The Bangor Daily News reported that Bangor City Council Chairman Dan Tremble said that the methadone clinic program at Acadia Hospital operates in a hospital setting that he believes provides for close oversight with a level of privacy that he doesn’t believe would be available in a commercial setting.
“The experience we’ve had with Acadia has been good,” Tremble said to the Bangor Daily News. “I would question the need for a second treatment program. I understand Acadia has a waiting list, but I don’t think it’s enough to support another clinic in town.”
In response to the Turning Tides controversy, a methadone law has been introduced to the state legislature by Rep. Ed Mazurek (D-Rockland). Mazurek has a number of co-sponsors on the bill, LD 21, “An Act to Enhance Community Involvement Regarding Methadone Clinics.”
Residents in Rockland and Hogan Road business owners have expressed concern about increased crime to due to the addition of a methadone clinic.
Portland Police Chief Michael Chitwood testified to Sen. Susan Collins that there are problems with methadone abuse and the regulation of it. He testified that in 2002 there were at least 30 methadone-caused deaths in the Portland and Cumberland County area.
“I feel helpless because we have two local for-profit methadone clinics dispensing this drug, without, in my opinion, adequate oversight,” Chitwood testified. “The very nature of a for-profit clinics creates incentives to keep people on methadone or street out the amount of time they are taking it before being weaned from it. Furthermore, the clinics are sending people home with methadone with minimal counseling and education.”

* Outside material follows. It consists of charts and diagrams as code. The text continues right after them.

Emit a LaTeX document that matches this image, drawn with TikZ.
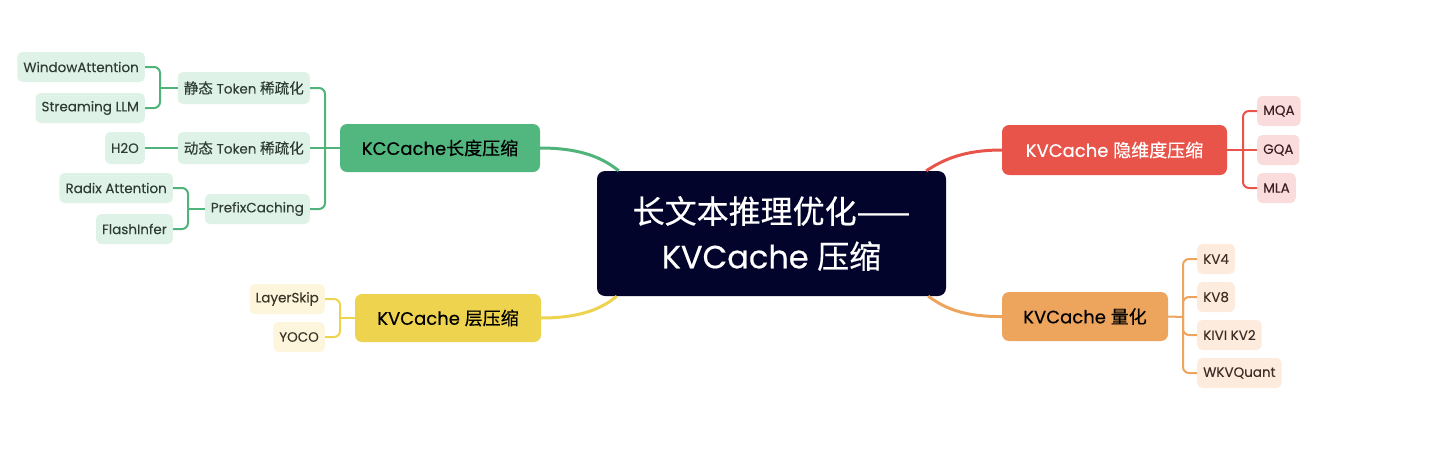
\documentclass[tikz,border=0pt]{standalone}
\usepackage{fontspec}
\setmainfont{Poppins}
\newfontfamily\cjk{Noto Sans CJK SC}
\newfontfamily\medlat{Poppins}[FakeBold=0.45]
\newfontfamily\medcjk{Noto Sans CJK SC}[FakeBold=0.45]
\newfontfamily\leaflat{Poppins}[FakeBold=0.15]
\newfontfamily\leafcjk{Noto Sans CJK SC}[FakeBold=0.15, Scale=1.08]
\def\zhf{\cjk}
\newcommand\zh[1]{{\zhf #1}}
\usetikzlibrary{calc}
\definecolor{navy}{HTML}{03042B}
\definecolor{gmain}{HTML}{52B67F}
\definecolor{gline}{HTML}{4FB37A}
\definecolor{gleaf}{HTML}{DFF2E7}
\definecolor{gtext}{HTML}{2F3D34}
\definecolor{rmain}{HTML}{E8534A}
\definecolor{rleaf}{HTML}{FADCDC}
\definecolor{rtext}{HTML}{3B1F22}
\definecolor{omain}{HTML}{EDA55E}
\definecolor{oleaf}{HTML}{FDEBDD}
\definecolor{otext}{HTML}{3C2E24}
\definecolor{ymain}{HTML}{EED34F}
\definecolor{yleaf}{HTML}{FDF5DC}
\definecolor{ytext}{HTML}{3A3526}
\tikzset{
  leaf/.style={rounded corners=5, font=\leaflat\fontsize{13.5}{16}\selectfont\let\zhf\leafcjk, inner xsep=6, inner ysep=0, minimum height=30},
  gleafn/.style={leaf, fill=gleaf, text=gtext},
  rleafn/.style={leaf, fill=rleaf, text=rtext},
  oleafn/.style={leaf, fill=oleaf, text=otext},
  yleafn/.style={leaf, fill=yleaf, text=ytext},
  branch/.style={rounded corners=7, font=\medlat\fontsize{18}{20}\selectfont\let\zhf\medcjk, inner sep=0},
  sub/.style={line width=2pt, rounded corners=6},
  mainline/.style={line width=3pt},
}
\begin{document}
\begin{tikzpicture}[x=1pt,y=-1pt]
\useasboundingbox (0,0) rectangle (1440,461);
% center
\node[fill=navy, rounded corners=8, minimum width=349, minimum height=125, text=white, align=center,
  font=\medlat\fontsize{32}{45}\selectfont\let\zhf\medcjk] (c) at (771.5,233.5) {\zh{长文本推理优化——}\\KVCache \zh{压缩}};
% main branches
\node[branch, fill=gmain, minimum width=200, minimum height=48, text=black] (g) at (440,148) {KCCache\zh{长度压缩}};
\node[branch, fill=rmain, minimum width=225, minimum height=50, text=white] (r) at (1114.5,150) {KVCache \zh{隐维度压缩}};
\node[branch, fill=omain, minimum width=166, minimum height=49, text=black] (o) at (1085,316.5) {KVCache \zh{量化}};
\node[branch, fill=ymain, minimum width=186, minimum height=48, text=black] (y) at (448,318) {KVCache \zh{层压缩}};
% main connectors
\draw[mainline, gline] (g.east) .. controls (585,148) and (605,160) .. ($(c.north west)+(22,0)$);
\draw[mainline, rmain] (r.west) .. controls (960,150) and (940,162) .. ($(c.north east)+(-20,0)$);
\draw[mainline, ymain] (y.east) .. controls (585,318) and (605,306) .. ($(c.south west)+(20,0)$);
\draw[mainline, omain] (o.west) .. controls (960,317) and (942,306) .. ($(c.south east)+(-18,0)$);
% green level 2
\node[gleafn, anchor=east, minimum height=32] (s1) at (310,88) {\zh{静态} Token \zh{稀疏化}};
\node[gleafn, anchor=east, minimum height=32] (s2) at (310,148) {\zh{动态} Token \zh{稀疏化}};
\node[gleafn, anchor=east] (s3) at (310,209) {PrefixCaching};
% green level 3
\node[gleafn, anchor=east] (wa) at (145,67) {WindowAttention};
\node[gleafn, anchor=east] (sl) at (145,108) {Streaming LLM};
\node[gleafn, anchor=east, minimum height=32] (h2) at (145,148) {H2O};
\node[gleafn, anchor=east] (ra) at (173,188) {Radix Attention};
\node[gleafn, anchor=east] (fi) at (173,229) {FlashInfer};
% green connectors
\coordinate (gb) at (325,148);
\draw[sub, gline] (s1.east) -| (gb) |- (s3.east);
\draw[sub, gline] (s2.east) -- (g.west);
\coordinate (b1) at (160,88);
\draw[sub, gline] (wa.east) -| (b1) |- (sl.east);
\draw[sub, gline] (b1) -- (s1.west);
\draw[sub, gline] (h2.east) -- (s2.west);
\coordinate (b3) at (188,209);
\draw[sub, gline] (ra.east) -| (b3) |- (fi.east);
\draw[sub, gline] (b3) -- (s3.west);
% yellow leaves
\node[yleafn, anchor=east] (ls) at (325,299) {LayerSkip};
\node[yleafn, anchor=east] (yo) at (325,337) {YOCO};
\coordinate (yb) at (340,318);
\draw[sub, ymain] (ls.east) -| (yb) |- (yo.east);
\draw[sub, ymain] (yb) -- (y.west);
% red leaves
\node[rleafn, anchor=west] (mq) at (1257,111) {MQA};
\node[rleafn, anchor=west] (gq) at (1257,150) {GQA};
\node[rleafn, anchor=west] (ml) at (1257,188) {MLA};
\coordinate (rb) at (1243,150);
\draw[sub, rmain] (mq.west) -| (rb) |- (ml.west);
\draw[sub, rmain] (r.east) -- (gq.west);
% orange leaves
\node[oleafn, anchor=west] (k4) at (1197,259) {KV4};
\node[oleafn, anchor=west] (k8) at (1197,297) {KV8};
\node[oleafn, anchor=west] (kv) at (1197,335) {KIVI KV2};
\node[oleafn, anchor=west] (wk) at (1197,373) {WKVQuant};
\coordinate (ob) at (1183,317);
\draw[sub, omain] (k4.west) -| (ob) |- (wk.west);
\draw[sub, omain] (o.east) -- (ob);
\draw[sub, omain] (k8.west) -| (ob);
\draw[sub, omain] (kv.west) -| (ob);
\end{tikzpicture}
\end{document}
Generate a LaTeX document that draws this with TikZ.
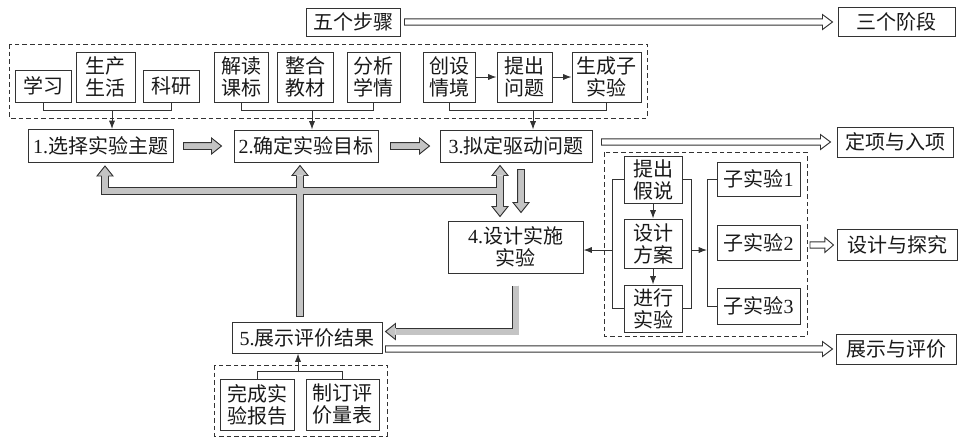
\documentclass[tikz,border=0pt]{standalone}
\usepackage{fontspec}
\setmainfont{Liberation Serif}
\newfontfamily\cjk{Noto Sans CJK SC}
\usetikzlibrary{arrows.meta,calc}
\definecolor{lc}{HTML}{333333}
\definecolor{gf}{HTML}{C4C4C4}
\newcommand\lat[1]{{\rmfamily #1}}
% straight fat arrow: #1 start, #2 tip, #3 half shaft, #4 half head, #5 head length, #6 style
\newcommand\fatarrow[6]{%
  \coordinate (fas) at (#1); \coordinate (fae) at (#2);
  \coordinate (fab) at ($(fae)!#5!(fas)$);
  \path[#6] ($(fas)!#3!90:(fae)$) -- ($(fab)!#3!-90:(fas)$) -- ($(fab)!#4!-90:(fas)$) -- (fae)
     -- ($(fab)!#4!90:(fas)$) -- ($(fab)!#3!90:(fas)$) -- ($(fas)!#3!-90:(fae)$) -- cycle;
}
% head of a composite gray arrow: #1 tip, #2 point towards the shaft
\newcommand\fathead[2]{%
  \coordinate (fhb) at ($(#1)!7.5pt!(#2)$);
  \path[fatg] ($(fhb)!2.6pt!90:(#1)$) -- ($(fhb)!6pt!90:(#1)$) -- (#1)
     -- ($(fhb)!6pt!-90:(#1)$) -- ($(fhb)!2.6pt!-90:(#1)$);
}
\tikzset{
  bx/.style 2 args={draw=lc, line width=0.75pt, inner sep=0pt, align=center,
    minimum width={#1*0.75pt}, minimum height={#2*0.75pt},
    font=\cjk\fontsize{15}{16.5}\selectfont, text=black!90},
  arr/.style={draw=lc, line width=0.75pt, -{Latex[length=6.2pt,width=4.6pt]}},
  ln/.style={draw=lc, line width=0.75pt},
  dbox/.style={draw=lc, line width=0.75pt, dash pattern=on 3.5pt off 2.2pt},
  fatw/.style={draw=lc, line width=0.7pt, fill=white, line join=miter},
  fatg/.style={draw=lc, line width=0.7pt, fill=gf, line join=miter},
  shb/.style={draw=lc, line width=5.9pt, line join=miter},
  shg/.style={draw=gf, line width=4.5pt, line join=miter},
}
\begin{document}
\begin{tikzpicture}[x=0.75pt,y=-0.75pt]
\fill[white] (0,0) rectangle (962,440);
\useasboundingbox (0,0) rectangle (962,440);

% dashed groups
\draw[dbox] (9,44) rectangle (647,118);
\draw[dbox] (604,152) rectangle (807,336);
\coordinate (Bse) at (807,336);
\draw[dbox] (214,365) rectangle (387,436);

% top row
\node[bx={94}{28}] (fs) at (353,22) {五个步骤};
\node[bx={117}{29}] (sg) at (896.5,22) {三个阶段};

% group A
\node[bx={56}{32}] (xx) at (43,86) {学习};
\node[bx={59}{50}] (sc) at (105.5,77) {生产\\生活};
\node[bx={56}{32}] (ky) at (171,86) {科研};
\node[bx={54}{50}] (jd) at (241,77) {解读\\课标};
\node[bx={56}{50}] (zh) at (305,77) {整合\\教材};
\node[bx={53}{50}] (fx) at (373.5,77) {分析\\学情};
\node[bx={52}{50}] (cs) at (449,77) {创设\\情境};
\node[bx={55}{50}] (tc) at (524.5,77) {提出\\问题};
\node[bx={69}{50}] (sz) at (606.5,77) {生成子\\实验};

% main steps
\node[bx={145}{33}] (n1) at (100.5,146) {\lat{1.}选择实验主题};
\node[bx={144}{32}] (n2) at (306,146) {\lat{2.}确定实验目标};
\node[bx={152}{32}] (n3) at (516,146) {\lat{3.}拟定驱动问题};
\node[bx={116}{30}] (dx) at (895,142) {定项与入项};
\node[bx={135}{52}] (n4) at (515.5,247) {\lat{4.}设计实施\\实验};
\node[bx={150}{31}] (n5) at (307,337.5) {\lat{5.}展示评价结果};
\node[bx={120}{30}] (zp) at (896,349) {展示与评价};

% group B
\node[bx={58}{47}] (tj) at (653,179.5) {提出\\假说};
\node[bx={58}{49}] (sj) at (653,243.5) {设计\\方案};
\node[bx={58}{47}] (jx) at (653,308.5) {进行\\实验};
\node[bx={83}{34}] (s1) at (758.5,179) {子实验\lat{1}};
\node[bx={83}{35}] (s2) at (758.5,242.5) {子实验\lat{2}};
\node[bx={83}{36}] (s3) at (758.5,306) {子实验\lat{3}};
\node[bx={120}{31}] (sy) at (897,245) {设计与探究};

% group C
\node[bx={74}{51}] (wb) at (257,404.5) {完成实\\验报告};
\node[bx={73}{51}] (zd) at (342.5,404.5) {制订评\\价量表};

% thin connectors, group A
\draw[ln] (xx.south) -- ++(0,8) -| (ky.south);
\coordinate (brA) at (112,110);
\draw[arr] (brA) -- (brA |- n1.north);
\draw[ln] (jd.south) -- ++(0,8) -| (fx.south);
\coordinate (brB) at (312,110);
\draw[arr] (brB) -- (brB |- n2.north);
\draw[arr] (cs.east) -- (tc.west);
\draw[arr] (tc.east) -- (sz.west);
\draw[ln] (cs.south) -- ++(0,8) -| (sz.south);
\coordinate (brC) at (533,110);
\draw[arr] (brC) -- (brC |- n3.north);

% thin connectors, group B
\draw[arr] (tj.south) -- (sj.north);
\draw[arr] (sj.south) -- (jx.north);
\coordinate (lb) at (612,250);
\coordinate (rb) at (691,250);
\coordinate (sv) at (707,250);
\draw[ln] (tj.west) -| (lb) |- (jx.west);
\draw[ln] (tj.east) -| (rb) |- (jx.east);
\draw[arr] (lb) -- (lb -| n4.east);
\draw[arr] (rb) -- (sv);
\draw[ln] (s1.west) -| (sv) |- (s3.west);

% thin connectors, group C
\draw[ln] (wb.north) -- ++(0,-7) -| (zd.north);
\coordinate (brE) at (298,372);
\draw[arr] (brE) -- (brE |- n5.south);

% white fat arrows
\fatarrow{$(fs.east)+(4,0)$}{$(sg.west)+(-5,0)$}{2.4pt}{5.6pt}{7.5pt}{fatw}
\fatarrow{$(n3.east |- dx.west)+(9,0)$}{$(dx.west)+(-6,0)$}{2.4pt}{5.6pt}{7.5pt}{fatw}
\fatarrow{$(Bse |- sy.west)+(3,0)$}{$(sy.west)+(-3,0)$}{2.4pt}{5.6pt}{6.5pt}{fatw}
\fatarrow{$(n5.east |- zp.west)+(3,0)$}{$(zp.west)+(-3,0)$}{2.4pt}{5.6pt}{7.5pt}{fatw}

% gray fat arrows (straight)
\fatarrow{$(n1.east)+(10,0)$}{$(n2.west)+(-12,0)$}{2.6pt}{6pt}{7.5pt}{fatg}
\fatarrow{$(n2.east)+(12,0)$}{$(n3.west)+(-10,0)$}{2.6pt}{6pt}{7.5pt}{fatg}
\fatarrow{$(n3.south)+(5,7)$}{$(n4.north)+(5.5,-8)$}{2.6pt}{6pt}{7.5pt}{fatg}

% gray composite: feedback network
\coordinate (t1) at ($(n1.south)+(4.5,3)$);
\coordinate (t2) at ($(n2.south)+(-6,3)$);
\coordinate (t3) at ($(n3.south)+(-16,3)$);
\coordinate (t4) at ($(n4.north)+(-15.5,-4)$);
\coordinate (jL) at ($(t1)+(0,25)$);
\coordinate (jR) at (t3 |- jL);
\coordinate (s5) at ($(t2 |- n5.north)+(0,-5)$);
\coordinate (b1) at ($(t1)!7.5pt!(jL)$);
\coordinate (b2) at ($(t2)!7.5pt!(s5)$);
\coordinate (b3) at ($(t3)!7.5pt!(t4)$);
\coordinate (b4) at ($(t4)!7.5pt!(t3)$);
% box 4 -> box 5
\coordinate (s4) at ($(n4.south)+(0,12)$);
\coordinate (k2) at ($(s4)+(0,46)$);
\coordinate (t5) at ($(n5.east |- k2)+(3,0)$);
\coordinate (b5) at ($(t5)!7.5pt!(k2)$);

\draw[shb] (b1) -- (jL) -- (jR);
\draw[shb] (s5) -- (b2);
\draw[shb] (b3) -- (b4);
\draw[shb] (s4) -- (k2) -- (b5);
\draw[shg] (b1) -- (jL) -- (jR);
\draw[shg, shorten <=0.7pt] (s5) -- (b2);
\draw[shg] (b3) -- (b4);
\draw[shg, shorten <=0.7pt] (s4) -- (k2) -- (b5);
\fathead{t1}{jL}
\fathead{t2}{s5}
\fathead{t3}{t4}
\fathead{t4}{t3}
\fathead{t5}{k2}
\end{tikzpicture}
\end{document}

“The federal guidelines, which were designed to make methadone treatment more accessible, e.g. take home doses, have created a crisis,” Chitwood said in his testimony. “People are taking their methadone home, but in too many cases, they are selling it or letting their friends take it.”
If we want to help people with drug addictions, they need to be in programs that are focused on getting individuals completely clean and off methadone as well, and keeping the methadone off the streets. The for-profit clinic owners also need to be accountable for the fact that they are moving into communities. People deserve a right to have the clinics and clients out of shopping districts and in medicalbased or rural settings.
Kristin Saunders prefers to have her Quizno’s without a side of methadone.